7. Device according to claim 6, wherein the outlet (15) on the driven coupling part (8) has an opening on a free edge (16) of the driven coupling part (8), and the separating can (9) engages in this opening.

8. Device according to claim 1, wherein the rotor shaft (10) is arranged pointing upward above the drive and the magnetic coupling (5) and the inlet opening (12) is provided in the chamber (4) above a topmost one of the rotors (2).

9. Device according to claim 1, wherein the bearings are sliding bearings, each having a bearing sleeve (17) rotating with the shaft (10) that is arranged on a metal connection pipe (18) located between it and the shaft (10), the connection pipe has, across a portion of a bearing width, at least one of an inner diameter that is somewhat enlarged relative to the shaft or at least one slot (19) running in an axial direction or at an angle to the axial direction, and a width of the slot is larger than an expansion to be expected due to heat.

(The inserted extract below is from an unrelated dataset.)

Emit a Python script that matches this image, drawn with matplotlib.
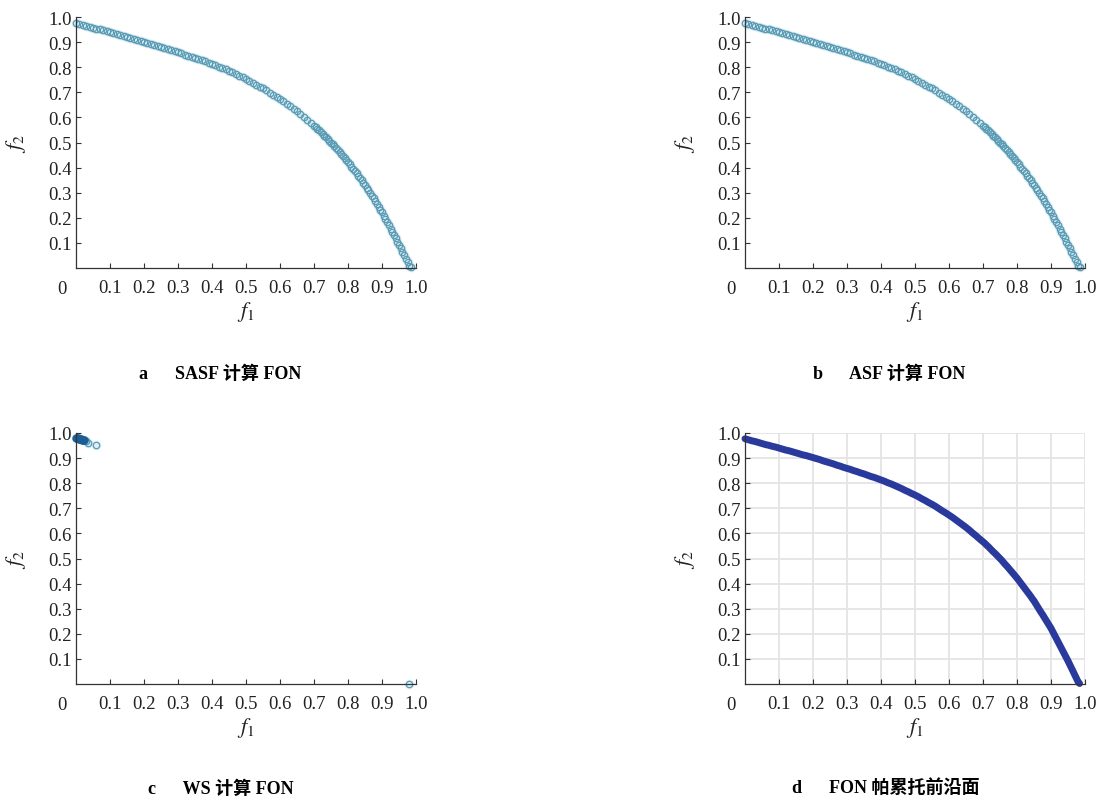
import matplotlib
matplotlib.use("Agg")
import matplotlib.pyplot as plt

plt.rcParams["font.family"] = ["Liberation Serif", "Noto Sans CJK SC"]
plt.rcParams["mathtext.fontset"] = "stix"

# --- Pareto front points (f1, f2) ---
front_f1 = [
    0.00, 0.01, 0.02, 0.03, 0.04, 0.05, 0.06, 0.07, 0.08, 0.09,
    0.10, 0.11, 0.12, 0.13, 0.14, 0.15, 0.16, 0.17, 0.18, 0.19,
    0.20, 0.21, 0.22, 0.23, 0.24, 0.25, 0.26, 0.27, 0.28, 0.29,
    0.30, 0.31, 0.32, 0.33, 0.34, 0.35, 0.36, 0.37, 0.38, 0.39,
    0.40, 0.41, 0.42, 0.43, 0.44, 0.45, 0.46, 0.47, 0.48, 0.49,
    0.50, 0.51, 0.52, 0.53, 0.54, 0.55, 0.56, 0.57, 0.58, 0.59,
    0.60, 0.61, 0.62, 0.63, 0.64, 0.65, 0.66, 0.67, 0.68, 0.69,
    0.700, 0.705, 0.710, 0.715, 0.720, 0.725, 0.730, 0.735, 0.740, 0.745,
    0.750, 0.755, 0.760, 0.765, 0.770, 0.775, 0.780, 0.785, 0.790, 0.795,
    0.800, 0.805, 0.810, 0.815, 0.820, 0.825, 0.830, 0.835, 0.840, 0.845,
    0.850, 0.855, 0.860, 0.865, 0.870, 0.875, 0.880, 0.885, 0.890, 0.895,
    0.900, 0.905, 0.910, 0.915, 0.920, 0.925, 0.930, 0.935, 0.940, 0.945,
    0.950, 0.955, 0.960, 0.965, 0.970, 0.975, 0.980, 0.984,
]
front_f2 = [
    0.977, 0.973, 0.969, 0.966, 0.962, 0.958, 0.954, 0.951, 0.947, 0.944,
    0.940, 0.936, 0.932, 0.929, 0.925, 0.921, 0.917, 0.913, 0.910, 0.906,
    0.902, 0.898, 0.894, 0.889, 0.885, 0.881, 0.877, 0.872, 0.868, 0.863,
    0.859, 0.855, 0.850, 0.846, 0.841, 0.837, 0.832, 0.827, 0.823, 0.818,
    0.813, 0.808, 0.802, 0.797, 0.791, 0.785, 0.779, 0.772, 0.766, 0.759,
    0.753, 0.746, 0.738, 0.731, 0.723, 0.716, 0.708, 0.699, 0.690, 0.682,
    0.673, 0.664, 0.654, 0.644, 0.634, 0.624, 0.613, 0.601, 0.590, 0.578,
    0.567, 0.561, 0.554, 0.548, 0.541, 0.534, 0.527, 0.521, 0.514, 0.507,
    0.500, 0.493, 0.485, 0.477, 0.470, 0.462, 0.454, 0.446, 0.438, 0.430,
    0.422, 0.413, 0.404, 0.395, 0.386, 0.377, 0.368, 0.359, 0.350, 0.340,
    0.331, 0.320, 0.309, 0.298, 0.287, 0.277, 0.266, 0.255, 0.244, 0.233,
    0.222, 0.209, 0.196, 0.183, 0.170, 0.157, 0.144, 0.131, 0.118, 0.105,
    0.092, 0.078, 0.064, 0.050, 0.036, 0.022, 0.008, 0.002,
]

# --- WS result: clustered near the f2 end, plus a few spread points ---
ws_cluster_f1 = [0.000, 0.003, 0.006, 0.009, 0.012, 0.015, 0.018, 0.021, 0.024]
ws_cluster_f2 = [0.982, 0.981, 0.980, 0.978, 0.977, 0.976, 0.974, 0.973, 0.971]
ws_spread_f1 = [0.030, 0.036, 0.059, 0.979]
ws_spread_f2 = [0.968, 0.962, 0.952, 0.001]

ticks = [0.1, 0.2, 0.3, 0.4, 0.5, 0.6, 0.7, 0.8, 0.9, 1.0]
tick_labels = ["0.1", "0.2", "0.3", "0.4", "0.5", "0.6", "0.7", "0.8", "0.9", "1.0"]

captions = [
    "a      SASF 计算 FON",
    "b      ASF 计算 FON",
    "c      WS 计算 FON",
    "d      FON 帕累托前沿面",
]

W, H = 1105, 803
fig = plt.figure(figsize=(W / 100, H / 100), dpi=100)

TICK_FS = 13.5


def make_axes(left_px, xaxis_px):
    ax = fig.add_axes([left_px / W, (H - xaxis_px) / H, 340 / W, 251 / H])
    ax.set_xlim(0, 1.0)
    ax.set_ylim(0, 1.0)
    for side in ("top", "right"):
        ax.spines[side].set_visible(False)
    for side in ("left", "bottom"):
        ax.spines[side].set_color("#333333")
        ax.spines[side].set_linewidth(0.9)
    ax.set_xticks(ticks)
    ax.set_xticklabels(tick_labels)
    ax.set_yticks(ticks)
    ax.set_yticklabels(tick_labels)
    ax.tick_params(direction="in", length=3.5, width=0.8, color="#333333",
                   labelsize=TICK_FS, labelcolor="#222222")
    ax.tick_params(axis="x", pad=8)
    ax.tick_params(axis="y", pad=3)
    ax.annotate("0", xy=(0, 0), xycoords="data", xytext=(-10, -8.5),
                textcoords="offset points", ha="center", va="top",
                fontsize=TICK_FS, color="#222222")
    ax.set_xlabel("$f_1$", fontsize=16, color="#222222")
    ax.xaxis.set_label_coords(0.5, -0.125)
    ax.set_ylabel("$f_2$", fontsize=16, color="#222222")
    ax.yaxis.set_label_coords(-0.14, 0.5)
    return ax


def open_circles(ax, x, y):
    # soft halo under the hollow markers
    ax.plot(x, y, "o", ms=7, mfc="#d3e9f1", mec="none", alpha=0.7, clip_on=False)
    ax.plot(x, y, "o", ms=4.6, mfc="none", mec="#5a9bb4", mew=0.9, clip_on=False)


# a: SASF
ax_a = make_axes(76, 269)
open_circles(ax_a, front_f1, front_f2)

# b: ASF
ax_b = make_axes(745, 269)
open_circles(ax_b, front_f1, front_f2)

# c: WS
ax_c = make_axes(76, 685)
open_circles(ax_c, ws_spread_f1, ws_spread_f2)
ax_c.plot(ws_cluster_f1, ws_cluster_f2, "o", ms=5.2, mfc="#1c5d94", mec="#1c5d94",
          alpha=0.85, clip_on=False)

# d: Pareto front
ax_d = make_axes(745, 685)
ax_d.grid(True, color="#e4e4e4", linewidth=1.3)
ax_d.set_axisbelow(True)
ax_d.plot(front_f1, front_f2, "-", color="#2a3a9c", lw=5, solid_capstyle="round",
          clip_on=False)

cap_fs = 13
fig.text(220 / W, 1 - 374 / H, captions[0], ha="center", va="center",
         fontsize=cap_fs, fontweight="bold")
fig.text(889 / W, 1 - 374 / H, captions[1], ha="center", va="center",
         fontsize=cap_fs, fontweight="bold")
fig.text(221 / W, 1 - 789 / H, captions[2], ha="center", va="center",
         fontsize=cap_fs, fontweight="bold")
fig.text(886 / W, 1 - 788 / H, captions[3], ha="center", va="center",
         fontsize=cap_fs, fontweight="bold")

fig.savefig("out.png", dpi=100, facecolor="white")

10. Device according to claim 9, wherein the rotors (2) and the bearing sleeves (17) are arranged coaxially one next to the other on the drive shaft (10) and are tensioned together in an axial direction by a compressive force.

11. Device according to claim 10, wherein a stationary bearing bushing (20) of the corresponding sliding bearing (11), is made from ceramic and is arranged in a metallic holder (21) that recedes outward from the bearing bushing (20) due to a larger coefficient of thermal expansion when heated and, on an outside of the bearing bushing (20), a slotted outer ring that is divided into multiple parts is provided that is pressed by a spring force or springs (23) onto the bearing bushing (20).

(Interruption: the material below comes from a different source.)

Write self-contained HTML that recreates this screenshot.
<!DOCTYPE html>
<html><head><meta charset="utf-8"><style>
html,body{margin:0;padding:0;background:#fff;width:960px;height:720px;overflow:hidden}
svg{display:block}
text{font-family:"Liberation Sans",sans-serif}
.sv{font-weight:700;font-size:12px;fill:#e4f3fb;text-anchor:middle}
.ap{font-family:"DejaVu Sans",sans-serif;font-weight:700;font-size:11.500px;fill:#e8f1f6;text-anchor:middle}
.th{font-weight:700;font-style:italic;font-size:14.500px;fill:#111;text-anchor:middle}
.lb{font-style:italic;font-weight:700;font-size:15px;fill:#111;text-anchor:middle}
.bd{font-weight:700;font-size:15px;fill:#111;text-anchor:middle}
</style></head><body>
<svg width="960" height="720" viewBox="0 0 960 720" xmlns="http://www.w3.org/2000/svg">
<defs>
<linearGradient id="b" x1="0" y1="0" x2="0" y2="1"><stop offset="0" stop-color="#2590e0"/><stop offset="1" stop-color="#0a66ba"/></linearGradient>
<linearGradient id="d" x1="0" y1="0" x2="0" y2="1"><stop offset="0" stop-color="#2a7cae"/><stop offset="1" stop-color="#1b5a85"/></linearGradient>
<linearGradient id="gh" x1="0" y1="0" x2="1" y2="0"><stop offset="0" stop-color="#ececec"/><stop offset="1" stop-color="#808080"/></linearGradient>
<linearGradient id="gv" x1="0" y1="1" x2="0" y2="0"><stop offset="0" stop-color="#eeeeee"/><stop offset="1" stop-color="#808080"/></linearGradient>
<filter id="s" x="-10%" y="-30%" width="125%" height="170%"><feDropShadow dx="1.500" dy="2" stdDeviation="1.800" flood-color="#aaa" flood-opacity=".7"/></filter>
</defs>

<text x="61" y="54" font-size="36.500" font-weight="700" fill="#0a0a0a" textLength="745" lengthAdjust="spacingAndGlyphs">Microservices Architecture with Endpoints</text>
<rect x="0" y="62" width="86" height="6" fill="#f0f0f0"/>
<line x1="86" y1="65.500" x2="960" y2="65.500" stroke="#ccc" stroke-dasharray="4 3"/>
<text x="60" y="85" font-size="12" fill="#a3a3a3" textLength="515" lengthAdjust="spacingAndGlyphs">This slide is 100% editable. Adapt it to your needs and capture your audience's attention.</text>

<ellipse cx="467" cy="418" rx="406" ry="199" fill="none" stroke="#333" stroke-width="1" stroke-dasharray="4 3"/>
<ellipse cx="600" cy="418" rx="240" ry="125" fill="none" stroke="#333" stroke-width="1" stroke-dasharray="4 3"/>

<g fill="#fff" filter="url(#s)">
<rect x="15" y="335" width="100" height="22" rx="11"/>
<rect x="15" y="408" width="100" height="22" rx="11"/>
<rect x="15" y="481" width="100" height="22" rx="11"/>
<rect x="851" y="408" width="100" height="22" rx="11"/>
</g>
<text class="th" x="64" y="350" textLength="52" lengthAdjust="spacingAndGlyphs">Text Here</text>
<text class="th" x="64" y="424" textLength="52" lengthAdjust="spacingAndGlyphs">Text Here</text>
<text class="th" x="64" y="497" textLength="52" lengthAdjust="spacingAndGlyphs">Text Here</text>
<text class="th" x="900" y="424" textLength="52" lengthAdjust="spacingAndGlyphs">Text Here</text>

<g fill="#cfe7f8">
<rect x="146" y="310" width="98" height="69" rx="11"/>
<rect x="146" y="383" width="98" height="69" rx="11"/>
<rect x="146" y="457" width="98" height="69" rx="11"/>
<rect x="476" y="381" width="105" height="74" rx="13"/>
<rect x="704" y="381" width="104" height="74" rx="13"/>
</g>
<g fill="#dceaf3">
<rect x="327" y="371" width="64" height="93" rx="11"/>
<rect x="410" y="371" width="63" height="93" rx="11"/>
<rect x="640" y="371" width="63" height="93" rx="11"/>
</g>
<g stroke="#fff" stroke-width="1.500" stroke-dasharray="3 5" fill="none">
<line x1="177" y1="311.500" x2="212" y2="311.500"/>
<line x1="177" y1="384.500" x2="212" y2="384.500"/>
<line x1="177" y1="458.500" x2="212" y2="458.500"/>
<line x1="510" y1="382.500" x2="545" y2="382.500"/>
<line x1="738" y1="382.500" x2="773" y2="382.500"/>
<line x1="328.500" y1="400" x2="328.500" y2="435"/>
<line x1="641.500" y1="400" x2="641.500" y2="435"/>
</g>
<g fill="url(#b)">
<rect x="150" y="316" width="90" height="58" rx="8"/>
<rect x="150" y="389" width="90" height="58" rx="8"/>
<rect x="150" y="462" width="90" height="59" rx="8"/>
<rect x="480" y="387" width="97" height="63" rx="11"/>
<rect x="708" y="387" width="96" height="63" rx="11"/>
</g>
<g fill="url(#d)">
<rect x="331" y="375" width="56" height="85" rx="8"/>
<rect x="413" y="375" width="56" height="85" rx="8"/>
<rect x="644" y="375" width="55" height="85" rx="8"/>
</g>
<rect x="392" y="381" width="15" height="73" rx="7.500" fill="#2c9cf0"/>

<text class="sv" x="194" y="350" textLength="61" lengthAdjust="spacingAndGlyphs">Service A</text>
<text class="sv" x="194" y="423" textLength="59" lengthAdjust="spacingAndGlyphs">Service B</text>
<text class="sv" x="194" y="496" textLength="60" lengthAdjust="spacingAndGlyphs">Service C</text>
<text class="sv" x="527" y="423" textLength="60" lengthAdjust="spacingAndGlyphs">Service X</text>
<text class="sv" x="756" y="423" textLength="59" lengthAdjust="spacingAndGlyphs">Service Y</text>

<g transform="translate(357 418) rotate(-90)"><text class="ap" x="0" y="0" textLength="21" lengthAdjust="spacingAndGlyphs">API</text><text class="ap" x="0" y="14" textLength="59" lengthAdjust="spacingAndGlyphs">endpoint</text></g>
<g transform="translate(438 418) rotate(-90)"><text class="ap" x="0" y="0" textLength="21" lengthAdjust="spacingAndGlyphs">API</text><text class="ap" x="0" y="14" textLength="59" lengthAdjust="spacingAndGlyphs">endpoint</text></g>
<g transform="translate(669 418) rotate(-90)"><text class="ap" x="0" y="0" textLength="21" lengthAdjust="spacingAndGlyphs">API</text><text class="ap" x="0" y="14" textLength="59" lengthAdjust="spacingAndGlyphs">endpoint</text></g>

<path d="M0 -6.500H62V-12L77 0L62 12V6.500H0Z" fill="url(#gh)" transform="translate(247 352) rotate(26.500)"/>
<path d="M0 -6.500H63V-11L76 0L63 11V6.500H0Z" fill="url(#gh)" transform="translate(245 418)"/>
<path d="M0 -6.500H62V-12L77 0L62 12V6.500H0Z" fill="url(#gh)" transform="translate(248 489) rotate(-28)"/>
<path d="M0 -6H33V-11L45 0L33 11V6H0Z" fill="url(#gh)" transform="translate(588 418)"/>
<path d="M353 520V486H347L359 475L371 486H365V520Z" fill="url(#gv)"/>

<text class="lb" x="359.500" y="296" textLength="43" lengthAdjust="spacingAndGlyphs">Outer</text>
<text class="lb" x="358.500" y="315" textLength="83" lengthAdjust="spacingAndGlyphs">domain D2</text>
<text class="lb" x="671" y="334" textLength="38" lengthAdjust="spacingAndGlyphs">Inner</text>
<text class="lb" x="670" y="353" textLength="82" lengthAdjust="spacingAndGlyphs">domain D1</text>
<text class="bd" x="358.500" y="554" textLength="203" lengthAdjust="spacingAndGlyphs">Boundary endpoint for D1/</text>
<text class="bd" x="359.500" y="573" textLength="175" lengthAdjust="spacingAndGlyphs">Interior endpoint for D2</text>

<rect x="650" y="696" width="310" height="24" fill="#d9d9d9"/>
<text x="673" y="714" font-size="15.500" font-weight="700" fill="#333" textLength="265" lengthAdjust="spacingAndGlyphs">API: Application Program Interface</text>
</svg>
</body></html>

12. Device according to claim 11, wherein for the axial tensioning of the rotors (2) and the bearing (11), on the free end of the shaft (10) facing away from the magnetic coupling (5), an expansion screw (24) engaging in the shaft is provided, and the screw engages over an expansion sleeve (26) that is supported on the parts lined up on the shaft (10).

13. Device according to claim 1, wherein the holders (21) of the bearings (11) have openings (27) or are formed from individual webs.